Night Boat to Tangier
- First edition cover
- Author: Kevin Barry
- Audio read by: Kevin Barry
- Language: English
- Genre: Literary fiction Crime fiction
- Set in: Algeciras on 23 October 2018
- Publisher: Canongate Books
- Publication date: 20 June 2019
- Publication place: Ireland
- Media type: Print (hardcover)
- Pages: 224
- ISBN: 978-1-78211-617-2
- OCLC: 1081267637
- Dewey Decimal: 823.92
- LC Class: PR6102.A7833 N54 2019

= Night Boat to Tangier =

2019 novel by Kevin Barry

Night Boat to Tangier is a 2019 novel by Kevin Barry. It is his third novel and was published on 20 June 2019 by the Edinburgh-based publisher Canongate Books.

It was longlisted for the 2019 Booker Prize.

==Plot==
The novel is set over a 24-hour period on 23 October 2018 in the terminal building at the Andalusian port city of Algeciras in southern Spain. It follows longtime partners and "fading gangsters from Cork City" Charlie Redmond and Maurice Hearne as they wait for Maurice's missing daughter, Dilly, to pass through on a boat from Tangier, Morocco or leave on one heading there. The two men were once involved in smuggling Moroccan hashish to Ireland through the ports of Spain.

==Reception==
Publishers Weekly wrote, "Barry is a writer of the first rate, and his prose is at turns lean and lyrical, but always precise. Though some scenes land as stiff and schematic, the characters' banter is wildly and inventively coarse, and something to behold ."

Kirkus Reviews gave the novel a favourable review, writing, "Barry adds an exceptional chapter to the literary history of a country that inspires cruelty and comedy and uncommon writing."

Writing for The Guardian, Scottish novelist Alan Warner gave the novel a rave review, writing, "Barry's sensibility is eerie; he is attuned to spirits, to malevolent presences, the psychic tundra around us. But what distinguishes this book beyond its humour, terror and beauty of description is its moral perception."

Johanna Thomas-Corr, writing for The Times, panned the novel and called its story "flimsy", writing, "The dangers of turning a script into fiction are many and Barry skirts none of them. A novel needs interiority, an intimacy between characters and reader, a simultaneous conveyance of narrative and commentary.
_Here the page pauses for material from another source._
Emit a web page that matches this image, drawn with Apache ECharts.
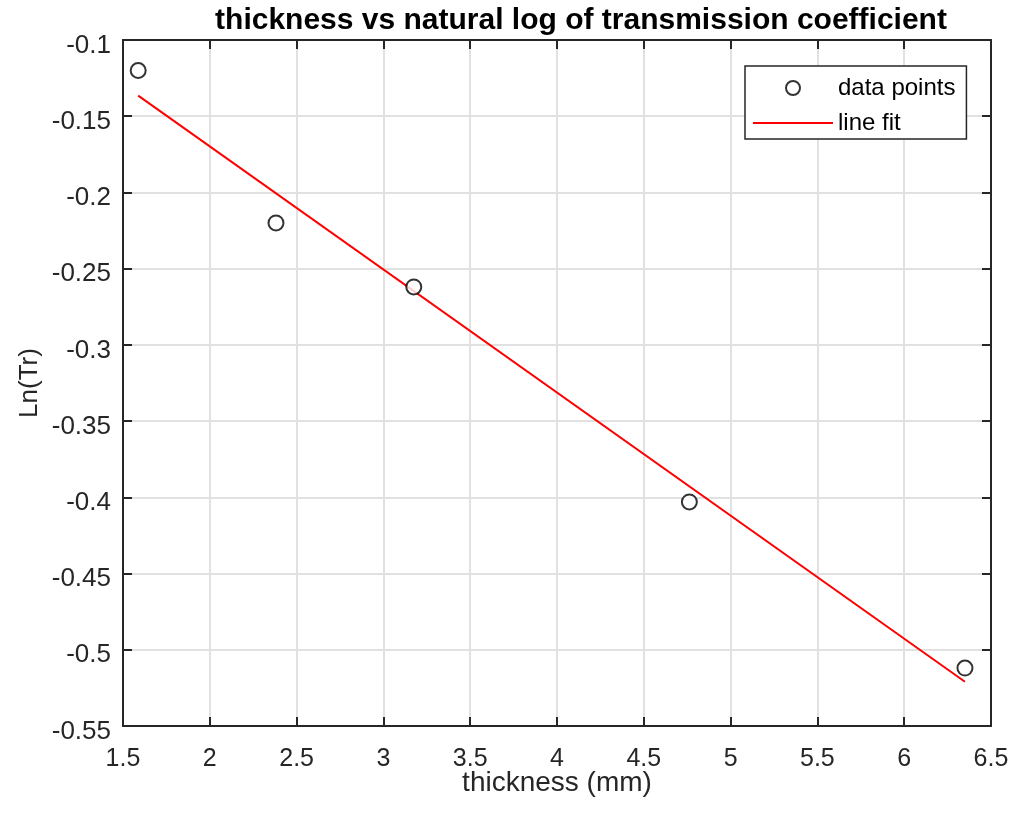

Barry does the bare minimum."

The novel was named one of the top ten books of 2019 by The New York Times Book Review.

== Film adaptation ==
At the 2023 Cannes Market, a film adaptation was announced with Barry adapting his material for the screen. James Marsh was attached to direct the film starring Michael Fassbender, Domhnall Gleeson and Ruth Negga.